En la primera versión cinematográfica de la novela de Portis, el personaje del alguacil del parche en el ojo fue interpretado por el mítico John Wayne. Las muchas bondades de ese curioso antihéroe produjeron, seis años después, un segundo largometraje que daba continuidad a las aventuras del personaje –y que interpretaba de nuevo Wayne– bajo el título inequívoco y simple de Rooster Cogburn (1975).
La versión contemporánea de True Grit ofrece el trabajo interpretativo de un Jeff Bridges en estado de gracia, como el recuerdo elogioso de aquel Rooster Cogburn que alguna vez llenó las pantallas con sus toscos modales y su refinadísimo sentido de la amistad; y como el homenaje a ese legendario jinete, creado por John Ford a imagen y semejanza de sí mismo, llamado John Wayne.
Nostalgias.

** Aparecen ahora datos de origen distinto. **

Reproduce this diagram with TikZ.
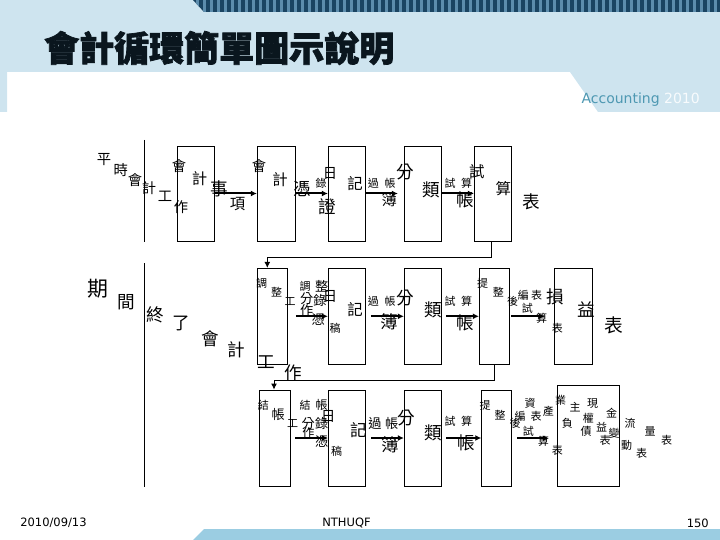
\documentclass[tikz,border=0pt]{standalone}
\usepackage{fontspec}
\setmainfont{DejaVu Sans}
\newfontfamily\cjk{Noto Sans CJK TC}
\newfontfamily\cjkhead{Noto Sans CJK TC}[BoldFeatures={FakeBold=2}]
\usetikzlibrary{arrows.meta}

\definecolor{headblue}{RGB}{206,228,239}
\definecolor{stripedark}{RGB}{26,68,98}
\definecolor{stripelight}{RGB}{92,140,172}
\definecolor{footblue}{RGB}{155,205,226}
\definecolor{accteal}{RGB}{78,152,178}
\definecolor{titleink}{RGB}{10,22,30}

\tikzset{
  box/.style={draw, line width=0.9pt, inner sep=0pt},
  flow/.style={-{Latex[length=6pt,width=6pt]}, line width=2pt},
  back/.style={-{Latex[length=6pt,width=6pt]}, line width=0.9pt},
  zi/.style={inner sep=0pt, font=\cjk\fontsize{\fpeval{#1*1.1}}{\fpeval{#1*1.1}}\selectfont},
  foot/.style={inner sep=0pt, font=\fontsize{11.5}{11.5}\selectfont}
}

\begin{document}
\begin{tikzpicture}[x=1pt, y=-1pt]
\useasboundingbox (0,0) rectangle (720,540);
\fill[headblue] (0,0) -- (720,0) -- (720,112) -- (598,112) -- (570,72) -- (7,72) -- (7,112) -- (0,112) -- cycle;
\begin{scope}
\clip (193,0) -- (720,0) -- (720,12) -- (204,12) -- cycle;
\fill[stripedark] (190,0) rectangle (720,12);
\foreach \i in {0,...,76} \fill[stripelight] (196+7*\i,0) rectangle ++(2.5,12);
\end{scope}
\fill[footblue] (204,529) -- (720,529) -- (720,540) -- (193,540) -- cycle;

\node[inner sep=0pt, anchor=west, text=titleink, font=\cjkhead\bfseries\fontsize{35}{35}\selectfont] (title) at (44,48) {會計循環簡單圖示說明};
\node[inner sep=0pt, anchor=east, font=\fontsize{14}{14}\selectfont] (brand) at (700,100)
    {\textcolor{accteal}{Accounting} \textcolor{white!85!headblue}{2010}};
\node[foot] (date) at (53.5,523) {2010/09/13};
\node[foot] (org) at (346.5,523) {NTHUQF};
\node[foot, anchor=east] (page) at (709,523) {150};

% 平時會計工作
\node[box, minimum width=37pt, minimum height=95pt] (s1) at (195.8,193.5) {};
\node[box, minimum width=38.4pt, minimum height=95pt] (s2) at (276.5,193.5) {};
\node[box, minimum width=37pt, minimum height=95pt] (s3) at (346.8,193.5) {};
\node[box, minimum width=37pt, minimum height=95pt] (s4) at (422.8,193.5) {};
\node[box, minimum width=37.4pt, minimum height=95pt] (s5) at (493,193.5) {};
% 期間終了會計工作
\node[box, minimum width=30pt, minimum height=96pt] (s6) at (272.3,316.3) {};
\node[box, minimum width=37pt, minimum height=96pt] (s7) at (346.8,316.3) {};
\node[box, minimum width=37.4pt, minimum height=96pt] (s8) at (423,316.3) {};
\node[box, minimum width=30pt, minimum height=96pt] (s9) at (494.3,316.3) {};
\node[box, minimum width=38pt, minimum height=96pt] (s10) at (573.3,316.3) {};
% 結帳工作
\node[box, minimum width=31.4pt, minimum height=96pt] (s11) at (275,438) {};
\node[box, minimum width=37.4pt, minimum height=96pt] (s12) at (347,438) {};
\node[box, minimum width=37.4pt, minimum height=96pt] (s13) at (423,438) {};
\node[box, minimum width=30pt, minimum height=95.3pt] (s14) at (496.7,438.3) {};
\node[box, minimum width=62pt, minimum height=101pt] (s15) at (588.3,436.3) {};

\coordinate (brk1) at (144.3,140);
\coordinate (brk2) at (144.3,263.3);
\draw[line width=0.9pt] (brk1) -- ++(0,101.7);
\draw[line width=0.9pt] (brk2) -- ++(0,223.7);

\draw[flow] (s1.east) -- (s2.west);
\draw[flow] (s2.east) -- (s3.west);
\draw[flow] (s3.east) -- ([xshift=-6pt]s4.west);
\draw[flow] (s4.east) -- (s5.west);
\draw[flow] ([xshift=8pt]s6.east) -- (s7.west);
\draw[flow] ([xshift=5pt]s7.east) -- (s8.west);
\draw[flow] ([xshift=4pt]s8.east) -- (s9.west);
\draw[flow] ([xshift=1.5pt]s9.east) -- ([xshift=-9pt]s10.west);
\draw[flow] ([xshift=4pt]s11.east) -- (s12.west);
\draw[flow] ([xshift=5pt]s12.east) -- (s13.west);
\draw[flow] ([xshift=4pt]s13.east) -- ([yshift=0.3pt]s14.west);
\draw[flow] ([xshift=5pt]s14.east) -- ([xshift=-8pt]s15.west |- s14.east);
\draw[back] ([xshift=-2pt]s5.south) -- ++(0,16) -| ([xshift=-5pt]s6.north);
\draw[back] (s9.south) -- ++(0,16) -| ([xshift=-1pt]s11.north);

\foreach \x/\y/\s/\t [count=\n] in {104/160/13/平, 120.7/170/13/時, 135/180/13/會, 149/188.3/13/計,
    165/196/13/工, 181/206.7/13/作, 179/166/13/會, 199.5/179/14/計, 219/189/16/事, 237.5/204/14/項,
    259/166/13/會, 280/180/14/計, 302/189/16/憑, 321/183.3/10/錄, 330/173.3/13/日, 327/206.7/16/證,
    355/183.3/14/記, 373.3/183.3/10/過, 390/183.3/10/帳, 389.3/200/14/簿, 405/171.7/16/分,
    431.7/190/16/類, 450/183.3/10/試, 466.7/183.3/10/算, 465/200/16/帳, 476.7/171.7/14/試,
    503.3/188.3/14/算, 531.7/201.7/16/表}
  \node[zi=\s] (ra\n) at (\x,\y) {\t};

\foreach \x/\y/\s/\t [count=\n] in {98.3/288.3/19/期, 126.7/301.7/16/間, 155/315/16/終, 181.7/323.3/16/了,
    210/338.3/16/會, 236.7/350/16/計, 266.7/361.7/16/工, 293.3/373.3/16/作, 261.7/283.3/10/調,
    276.7/291.7/10/整, 290/301.7/10/工, 305/286.7/10/調, 321.7/286.7/12/整, 306.7/299/12/分,
    306.7/311/12/作, 320/300/12/錄, 330/296.7/13/日, 318.3/320/12/憑, 335/328.3/10/稿, 355/310/14/記,
    373.3/301.7/10/過, 390/301.7/10/帳, 405/298.3/16/分, 389.3/321.7/16/簿, 433.3/310/16/類,
    450/301.7/10/試, 466.7/301.7/10/算, 465/323.3/16/帳, 482.7/283.3/10/提, 498.3/291.7/10/整,
    512.7/301.7/10/後, 523.3/295/10/編, 536.7/295/10/表, 555/296.7/16/損, 527.3/308.3/10/試,
    541.7/318.3/10/算, 557.3/328.3/10/表, 586.7/310/16/益, 614/325/17/表}
  \node[zi=\s] (rb\n) at (\x,\y) {\t};

\foreach \x/\y/\s/\t [count=\n] in {263.3/405/10/結, 278.3/415/12/帳, 292.7/423.3/10/工, 308.3/433.3/11/作,
    305/405/10/結, 321.7/405/11/帳, 308.3/423.3/12/分, 321.7/423.3/12/錄, 328.3/416.7/13/日,
    321.7/441.7/12/憑, 336.7/451.7/10/稿, 358.3/430/15/記, 375/423.3/12/過, 391.7/423.3/12/帳,
    406.7/418.3/16/分, 390/445/16/簿, 433.3/433.3/16/類, 450/421.7/10/試, 466.7/421.7/10/算,
    466.7/443.3/16/帳, 485/405/10/提, 500/415/10/整, 515/423.3/10/後, 520/416.7/10/編, 530/403.3/10/資,
    536/416.7/10/表, 548.3/411.7/10/產, 528.3/431.7/10/試, 543.3/441.7/10/算, 557.3/450/10/表,
    560.7/400/10/業, 575/406.7/10/主, 592.7/403.3/10/現, 567.3/423.3/10/負, 588.3/418.3/10/權,
    611.7/413.3/10/金, 586/431.7/10/債, 601.7/426.7/10/益, 614/433.3/10/變, 605/440/10/表,
    630/423.3/10/流, 626.7/445/10/動, 650/431.7/10/量, 641.7/453.3/10/表, 666.7/440/10/表}
  \node[zi=\s] (rc\n) at (\x,\y) {\t};
\end{tikzpicture}
\end{document}
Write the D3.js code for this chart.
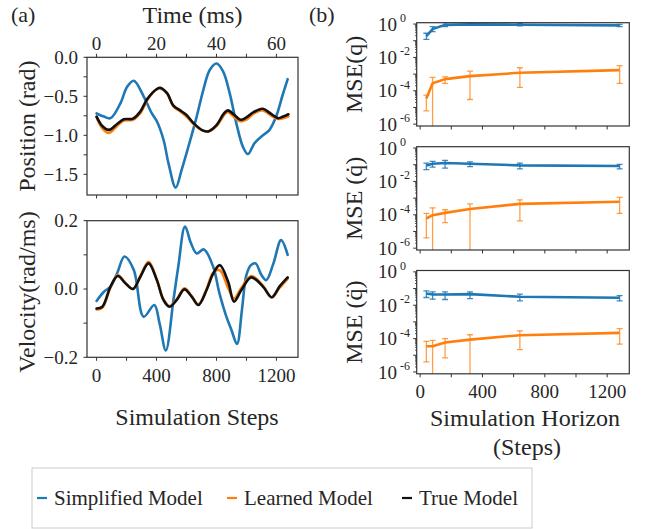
<!DOCTYPE html>
<html><head><meta charset="utf-8">
<script src="https://cdn.jsdelivr.net/npm/d3@7"></script>
<style>
body{margin:0;background:#fff}
svg{display:block}
text{font-family:"Liberation Serif","Times New Roman",serif;fill:#262626}
</style>
</head><body>
<svg id="c" width="649" height="529"></svg>
<script>
// ---------------- DATA ----------------
// (a) Position (rad) vs simulation step
const stepsPosSimplified = [0,49,93,159,203,248,314,369,402,447,480,528,568,612,668,712,756,800,844,888,933,977,1010,1054,1110,1154,1198,1242,1275];
const posSimplified = [-0.72,-0.76,-0.78,-0.59,-0.38,-0.30,-0.50,-0.72,-0.82,-1.06,-1.36,-1.67,-1.44,-1.15,-0.76,-0.42,-0.16,-0.08,-0.18,-0.46,-0.85,-1.15,-1.24,-1.10,-1.00,-0.93,-0.76,-0.48,-0.28];
const stepsPosTrue = [0,38,82,137,181,243,290,340,400,424,470,513,557,600,650,711,745,800,850,876,920,960,1000,1050,1110,1160,1210,1245,1280];
const posTrue = [-0.76,-0.88,-0.93,-0.855,-0.795,-0.786,-0.70,-0.53,-0.41,-0.39,-0.46,-0.62,-0.68,-0.74,-0.85,-0.94,-0.95,-0.87,-0.72,-0.68,-0.74,-0.80,-0.77,-0.70,-0.66,-0.72,-0.78,-0.76,-0.73];
const posLearned = [-0.77,-0.91,-0.97,-0.88,-0.81,-0.80,-0.72,-0.54,-0.41,-0.40,-0.46,-0.63,-0.69,-0.76,-0.86,-0.94,-0.95,-0.88,-0.74,-0.70,-0.77,-0.82,-0.80,-0.72,-0.68,-0.74,-0.79,-0.78,-0.76];

// (a) Velocity (rad/ms) vs simulation step
const stepsVelSimplified = [0,49,93,137,186,248,314,385,420,462,513,545,590,630,668,716,778,820,866,900,937,970,999,1030,1061,1100,1132,1180,1231,1275];
const velSimplified = [-0.035,-0.008,0.007,0.046,0.095,0.056,-0.081,-0.047,-0.10,-0.18,-0.032,0.065,0.183,0.134,0.104,0.116,0.065,-0.013,-0.081,-0.12,-0.161,-0.061,0.04,0.07,0.075,0.041,0.026,0.075,0.143,0.10];
const stepsVelTrue = [0,38,93,141,192,243,292,347,402,446,486,535,586,634,679,734,778,822,878,917,966,1032,1110,1169,1220,1275];
const velTrue = [-0.057,-0.052,0.007,0.038,0.017,0.0,0.036,0.075,0.026,-0.032,-0.052,-0.032,-0.001,-0.022,-0.047,-0.003,0.045,0.070,0.021,-0.037,-0.003,0.034,0.007,-0.024,0.007,0.034];
const velLearned = [-0.060,-0.055,0.005,0.041,0.018,0.0,0.038,0.080,0.028,-0.030,-0.050,-0.030,0.002,-0.020,-0.045,0.0,0.048,0.055,0.003,-0.028,0.003,0.038,0.010,-0.025,0.003,0.030];

// (b) MSE vs simulation horizon
const horizons = [40,80,160,320,640,1280];
const mseQSimplified     = [0.19,0.50,0.89,0.95,0.91,0.83];
const mseQSimplifiedLow  = [0.12,0.35,0.69,0.83,0.79,0.69];
const mseQSimplifiedHigh = [0.28,0.69,1.2,1.2,1.1,0.95];
const mseQLearned        = [3.5e-5,2.8e-4,5.0e-4,7.6e-4,1.2e-3,1.74e-3];
const mseQLearnedLow     = [6.3e-6,0,2.8e-4,3.0e-5,1.6e-4,2.8e-4];
const mseQLearnedHigh    = [5.5e-5,6.3e-4,6.9e-4,1.5e-3,2.4e-3,3.2e-3];

const mseQdSimplified     = [0.091,0.115,0.126,0.115,0.091,0.083];
const mseQdSimplifiedLow  = [0.051,0.072,0.063,0.076,0.056,0.056];
const mseQdSimplifiedHigh = [0.126,0.158,0.18,0.15,0.126,0.105];
const mseQdLearned        = [6.0e-5,9.5e-5,1.3e-4,2.2e-4,4.5e-4,6.0e-4];
const mseQdLearnedLow     = [4.1e-6,0,3.4e-5,0,4.3e-5,1.2e-4];
const mseQdLearnedHigh    = [1.2e-4,2.6e-4,2.0e-4,4.5e-4,7.9e-4,1.1e-3];

const mseQddSimplified     = [0.050,0.044,0.044,0.046,0.032,0.028];
const mseQddSimplifiedLow  = [0.029,0.023,0.022,0.025,0.018,0.018];
const mseQddSimplifiedHigh = [0.072,0.063,0.063,0.063,0.046,0.038];
const mseQddLearned        = [3.5e-5,3.5e-5,5.8e-5,8.7e-5,1.6e-4,2.2e-4];
const mseQddLearnedLow     = [4.0e-6,0,6.9e-6,0,2.2e-5,4.6e-5];
const mseQddLearnedHigh    = [6.9e-5,7.9e-5,1.0e-4,1.7e-4,2.9e-4,4.0e-4];

const posTicks = [0,-0.5,-1.0,-1.5];
const velTicks = [0.2,0.0,-0.2];
const stepTicks = [0,400,800,1200];
const timeTicks = [0,20,40,60];
const mseTickExps = [0,-2,-4,-6];
const mseLabels = ["MSE(q)","MSE (q\u0307)","MSE (q\u0308)"];
const legendLabels = ["Simplified Model","Learned Model","True Model"];

// ---------------- STYLE ----------------
const C_BLUE = "#1f77b4", C_ORANGE = "#ff7f0e", C_BLACK = "#111";
const FRAME = "#333";
const svg = d3.select("#c");
const fmt = v => (v < 0 ? "\u2212" : "") + Math.abs(v).toFixed(1);

function frame(x0, y0, x1, y1) {
  svg.append("rect").attr("x", x0).attr("y", y0).attr("width", x1 - x0).attr("height", y1 - y0)
    .attr("fill", "none").attr("stroke", FRAME).attr("stroke-width", 1.2);
}
function tickV(x, y, len) {
  svg.append("line").attr("x1", x).attr("x2", x).attr("y1", y).attr("y2", y + len)
    .attr("stroke", FRAME).attr("stroke-width", 1);
}
function tickH(x, y, len) {
  svg.append("line").attr("x1", x).attr("x2", x + len).attr("y1", y).attr("y2", y)
    .attr("stroke", FRAME).attr("stroke-width", 1);
}

// ---------------- LEFT PANELS ----------------
const L = {x0: 87, x1: 298};
const topP = {y0: 57.3, y1: 195};
const botP = {y0: 220.7, y1: 357.3};
const xL = d3.scaleLinear().domain([-64, 1344]).range([L.x0, L.x1]);
const xT = d3.scaleLinear().domain([-3.2, 67.2]).range([L.x0, L.x1]);
const yPos = d3.scaleLinear().domain([-1.765, 0]).range([topP.y1, topP.y0]);
const yVel = d3.scaleLinear().domain([-0.2, 0.2]).range([botP.y1, botP.y0]);

const clipDefs = svg.append("defs");
function clip(id, x0, y0, x1, y1) {
  clipDefs.append("clipPath").attr("id", id).append("rect")
    .attr("x", x0).attr("y", y0).attr("width", x1 - x0).attr("height", y1 - y0);
}
clip("cTop", L.x0, topP.y0, L.x1, topP.y1);
clip("cBot", L.x0, botP.y0, L.x1, botP.y1);

function drawSeries(clipId, xs, ys, xScale, yScale, color) {
  const line = d3.line().x(d => xScale(d[0])).y(d => yScale(d[1])).curve(d3.curveCatmullRom.alpha(0.5));
  svg.append("path").attr("clip-path", `url(#${clipId})`)
    .attr("d", line(xs.map((s, i) => [s, ys[i]])))
    .attr("fill", "none").attr("stroke", color).attr("stroke-width", 2.6)
    .attr("stroke-linejoin", "round").attr("stroke-linecap", "round");
}
drawSeries("cTop", stepsPosSimplified, posSimplified, xL, yPos, C_BLUE);
drawSeries("cTop", stepsPosTrue, posLearned, xL, yPos, C_ORANGE);
drawSeries("cTop", stepsPosTrue, posTrue, xL, yPos, C_BLACK);
drawSeries("cBot", stepsVelSimplified, velSimplified, xL, yVel, C_BLUE);
drawSeries("cBot", stepsVelTrue, velLearned, xL, yVel, C_ORANGE);
drawSeries("cBot", stepsVelTrue, velTrue, xL, yVel, C_BLACK);

frame(L.x0, topP.y0, L.x1, topP.y1);
frame(L.x0, botP.y0, L.x1, botP.y1);

d3.range(0, 61, 10).forEach(t => {
  tickV(xT(t), topP.y0, -3.5);
  tickV(xT(t), topP.y1, 3.5);
});
timeTicks.forEach(t => {
  svg.append("text").attr("x", xT(t)).attr("y", 50).attr("text-anchor", "middle")
    .attr("font-size", 19).text(t);
});
svg.append("text").attr("x", xT(32)).attr("y", 23).attr("text-anchor", "middle")
  .attr("font-size", 24).text("Time (ms)");

d3.range(0, 1201, 200).forEach(s => tickV(xL(s), botP.y1, 3.5));
stepTicks.forEach(s => {
  svg.append("text").attr("x", xL(s)).attr("y", 382).attr("text-anchor", "middle")
    .attr("font-size", 19).text(s);
});
svg.append("text").attr("x", 197).attr("y", 425).attr("text-anchor", "middle")
  .attr("font-size", 24).text("Simulation Steps");

d3.range(0, -1.51, -0.25).forEach(v => tickH(L.x0, yPos(v), -3.5));
posTicks.forEach(v => {
  svg.append("text").attr("x", 78).attr("y", yPos(v)).attr("dy", "0.33em")
    .attr("text-anchor", "end").attr("font-size", 19).text(fmt(v));
});
[-0.2, -0.1, 0, 0.1, 0.2].forEach(v => tickH(L.x0, yVel(v), -3.5));
velTicks.forEach(v => {
  svg.append("text").attr("x", 78).attr("y", yVel(v)).attr("dy", "0.33em")
    .attr("text-anchor", "end").attr("font-size", 19).text(fmt(v));
});
svg.append("text").attr("transform", `translate(35,${(topP.y0 + topP.y1) / 2}) rotate(-90)`)
  .attr("text-anchor", "middle").attr("font-size", 24).text("Position (rad)");
svg.append("text").attr("transform", `translate(35,${(botP.y0 + botP.y1) / 2 + 3}) rotate(-90)`)
  .attr("text-anchor", "middle").attr("font-size", 24).text("Velocity(rad/ms)");

svg.append("text").attr("x", 11).attr("y", 22).attr("font-size", 22).text("(a)");
svg.append("text").attr("x", 309).attr("y", 22).attr("font-size", 22).text("(b)");

// ---------------- RIGHT PANELS ----------------
const R = {x0: 416.7, x1: 629.3};
const panelH = 103.3;
const rTops = [22.7, 146.7, 270.5];
const xR = d3.scaleLinear().domain([-22, 1342]).range([R.x0, R.x1]);
const rightPanels = [
  {simp: mseQSimplified, sLo: mseQSimplifiedLow, sHi: mseQSimplifiedHigh,
   learn: mseQLearned, lLo: mseQLearnedLow, lHi: mseQLearnedHigh},
  {simp: mseQdSimplified, sLo: mseQdSimplifiedLow, sHi: mseQdSimplifiedHigh,
   learn: mseQdLearned, lLo: mseQdLearnedLow, lHi: mseQdLearnedHigh},
  {simp: mseQddSimplified, sLo: mseQddSimplifiedLow, sHi: mseQddSimplifiedHigh,
   learn: mseQddLearned, lLo: mseQddLearnedLow, lHi: mseQddLearnedHigh}
];

rightPanels.forEach((p, k) => {
  const y0 = rTops[k], y1 = y0 + panelH;
  const yS = d3.scaleLog().domain([Math.pow(10, -6.11), Math.pow(10, 0.08)]).range([y1, y0]);
  const cid = "cR" + k;
  clip(cid, R.x0, y0, R.x1, y1);
  const g = svg.append("g").attr("clip-path", `url(#${cid})`);
  const yc = v => (v <= 0 ? y1 + 2 : yS(v));

  function series(mean, lo, hi, color, barColor) {
    horizons.forEach((h, i) => {
      const x = xR(h);
      g.append("line").attr("x1", x).attr("x2", x).attr("y1", yc(lo[i])).attr("y2", yc(hi[i]))
        .attr("stroke", barColor).attr("stroke-width", 1.3);
      [lo[i], hi[i]].forEach(v => {
        if (v > 0) g.append("line").attr("x1", x - 3).attr("x2", x + 3).attr("y1", yc(v)).attr("y2", yc(v))
          .attr("stroke", barColor).attr("stroke-width", 1.3);
      });
    });
    const line = d3.line().x((d, i) => xR(horizons[i])).y(d => yS(d));
    g.append("path").attr("d", line(mean)).attr("fill", "none").attr("stroke", color)
      .attr("stroke-width", 2.6).attr("stroke-linejoin", "round");
  }
  series(p.simp, p.sLo, p.sHi, C_BLUE, "rgba(31,119,180,0.85)");
  series(p.learn, p.lLo, p.lHi, C_ORANGE, "rgba(255,127,14,0.75)");

  frame(R.x0, y0, R.x1, y1);
  for (let e = -6; e <= 0; e++) {
    tickH(R.x0, yS(Math.pow(10, e)), -3.5);
    if (e < 0) for (let m = 2; m <= 9; m++) tickH(R.x0, yS(m * Math.pow(10, e)), -1.5);
  }
  mseTickExps.forEach(e => {
    svg.append("text").attr("x", 397).attr("y", yS(Math.pow(10, e))).attr("dy", "0.35em")
      .attr("text-anchor", "end").attr("font-size", 19).text("10");
    svg.append("text").attr("x", 400).attr("y", yS(Math.pow(10, e)) - 2)
      .attr("font-size", 12).text(String(e));
  });
  d3.range(0, 1201, 200).forEach(s => tickV(xR(s), y1, 3.5));

  svg.append("text").attr("transform", `translate(362,${(y0 + y1) / 2}) rotate(-90)`)
    .attr("text-anchor", "middle").attr("font-size", 24).text(mseLabels[k]);
});
stepTicks.forEach(s => {
  svg.append("text").attr("x", xR(s)).attr("y", 398).attr("text-anchor", "middle")
    .attr("font-size", 19).text(s);
});
svg.append("text").attr("x", 525).attr("y", 426).attr("text-anchor", "middle")
  .attr("font-size", 24).text("Simulation Horizon");
svg.append("text").attr("x", 527).attr("y", 455).attr("text-anchor", "middle")
  .attr("font-size", 24).text("(Steps)");

// ---------------- LEGEND ----------------
svg.append("rect").attr("x", 32).attr("y", 468).attr("width", 500).attr("height", 60)
  .attr("fill", "#fff").attr("stroke", "#ccc").attr("stroke-width", 1);
const legendColors = [C_BLUE, C_ORANGE, C_BLACK];
const legendX = [37, 227, 402];
legendLabels.forEach((lab, i) => {
  svg.append("line").attr("x1", legendX[i]).attr("x2", legendX[i] + 10).attr("y1", 498).attr("y2", 498)
    .attr("stroke", legendColors[i]).attr("stroke-width", 2.2);
  svg.append("text").attr("x", legendX[i] + 17).attr("y", 505).attr("font-size", 21).text(lab);
});
</script>
</body></html>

True Grit puede interpretarse como la culminación de un proceso iniciado por los Coen en su filme No Country for Old Men (Sin lugar para los débiles, 2007), un western único en su especie, que deambula entre los territorios de lo crepuscular y lo urbano: entre el comic de trazos expresionistas y la prosa seca y detallada del escritor Cormac McCarthy.
La película filmada por los Coen parece también el resultado de una nostalgia meditada y profunda: nostalgia por una época lejana, por unos personajes sumidos en el olvido y unas formas cinematográficas tan nobles como los oficios artesanales que les dieron lugar.
True Grit recupera un género cinematográfico popular y esencialmente estadounidense. El filme nos regresa al tiempo de los centauros que atravesaban el desierto por una recompensa o una promesa; tiempo agreste e ingenuo en el que aún convivían la religiosidad y el imperio de la palabra, el sacrificio de los demás y el sacrificio por los demás.
True Grit es la evocación cinéfila de una época y de un cine perdidos; es una película decididamente anacrónica, que da cuenta de la admiración por el western crepuscular, a la vieja usanza de John Ford. Es, finalmente, el recordatorio más noble y elocuente filmado hasta hoy por los hermanos Coen, de que “el tiempo se aleja de nosotros”.